On 25 May 2018, the City of Sevastopol unveiled an online poll asking residents which design they preferred to be the city's official coat of arms. 79% preferred the Soviet-era design, 18% favoured the Russian Empire-era design, while 3% wished for a brand new coat of arms.

On 8 June 2018, a bill was tabled to the Legislative Assembly, which would have legitimized the design chosen in 2000, as the city's official coat of arms. On 20 June 2018, the heraldic council objected to the proposal due to its violation of heraldic design principals. Infringements include the gold border, which indicates the city is of a lower status, contradictory of Sevastopol's city of federal importance status; the Gold Star, which is in the field instead of the shield's order or support; the image of the Monument to the Sunken Ships; the structure of the shield, which is interpreted as combining two emblems into one shield, contradictory of the city's history; and the imposition of the Gold Star and laurel branch on a silver background, which violates the Rule of tincture where a metal (or) may not be placed on another metal (argent). The Legislative Assembly, on 20 July, rejected the bill with ten votes in favour (one away from the eleven minimum required to pass); chairwoman Altabaeva cited the heraldic council's conclusions for the rejection and insisted the decision should be decided via referendum.
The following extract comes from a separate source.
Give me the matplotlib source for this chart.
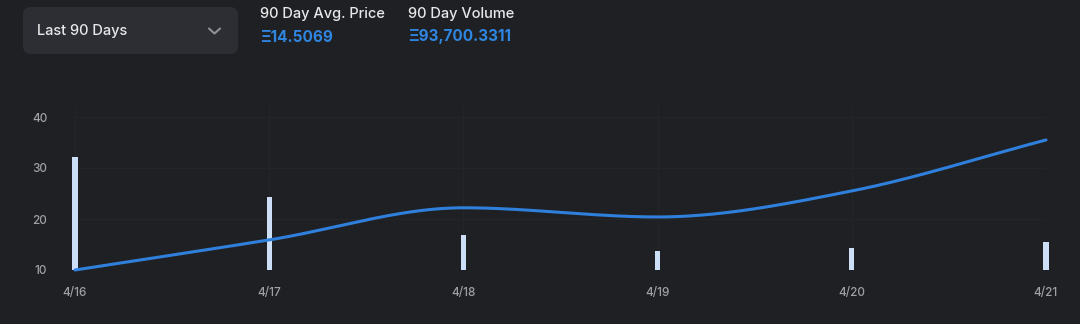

Supporters of the royal coat of arms criticise the Soviet-era design's socialist imagery, while supporters of the Soviet-era emblem feel as though they are having a royal coat of arms imposed on them. On 1 November 2018, Governor Dmitry Ovsyannikov made a decree allowing the Soviet-era design to be used as the city's coat of arms until the appropriate laws are put in place. On 3 July 2019, he introduced a bill to the Legislative Assembly, which again attempted to confirm the Soviet-era emblem as the official coat of arms. The bill was rejected on the basis of the Heraldic Council's previous analysis of the coat of arms.